La periodista egresada de la escuela Carlos Septién García, señala que el célebre fotógrafo “siempre trató de darle voz a los que no la tienen y por eso retrató a toda la gente que vemos y que a veces nosotros ni los miramos, que nos parecen que no existen, que son invisibles. Él trató de que la sociedad tenga conciencia del otro.

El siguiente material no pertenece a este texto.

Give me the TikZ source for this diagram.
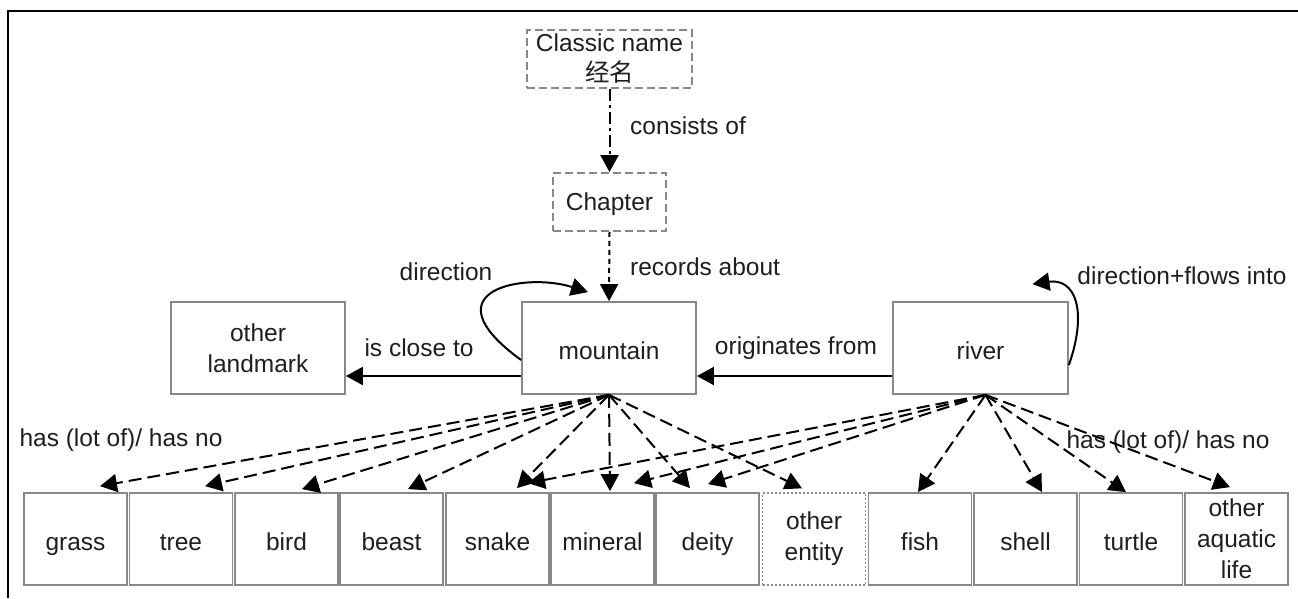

Buscó siempre dejar un testimonio y reiteró que los fotógrafos son los ojos de la sociedad”. Me comenta:
–Cuando lo despedimos en el Palacio de Bellas Artes, al hablar durante el homenaje póstumo, tú, quien fuiste uno de sus mejores amigos, dijiste una frase que cada día es más cierta: Nos estamos quedando huérfanos… Y esa afirmación cada día es más incuestionable, porque efectivamente nos hemos quedado huérfanos de amistades, huérfanos de familia, huérfanos de líderes, huérfanos de personajes de verdadera valía y que desgraciadamente no tienen relevos ni substitutos.
Concluye: “en el caso de Héctor y otros personajes que apenas podemos contar con los dedos de las manos, gracias al testimonio que él nos legó con sus fotografías –y al esfuerzo de María por preservar su memoria a través de la fundación que lleva el nombre de ambos–, él seguirá escribiendo con luz “.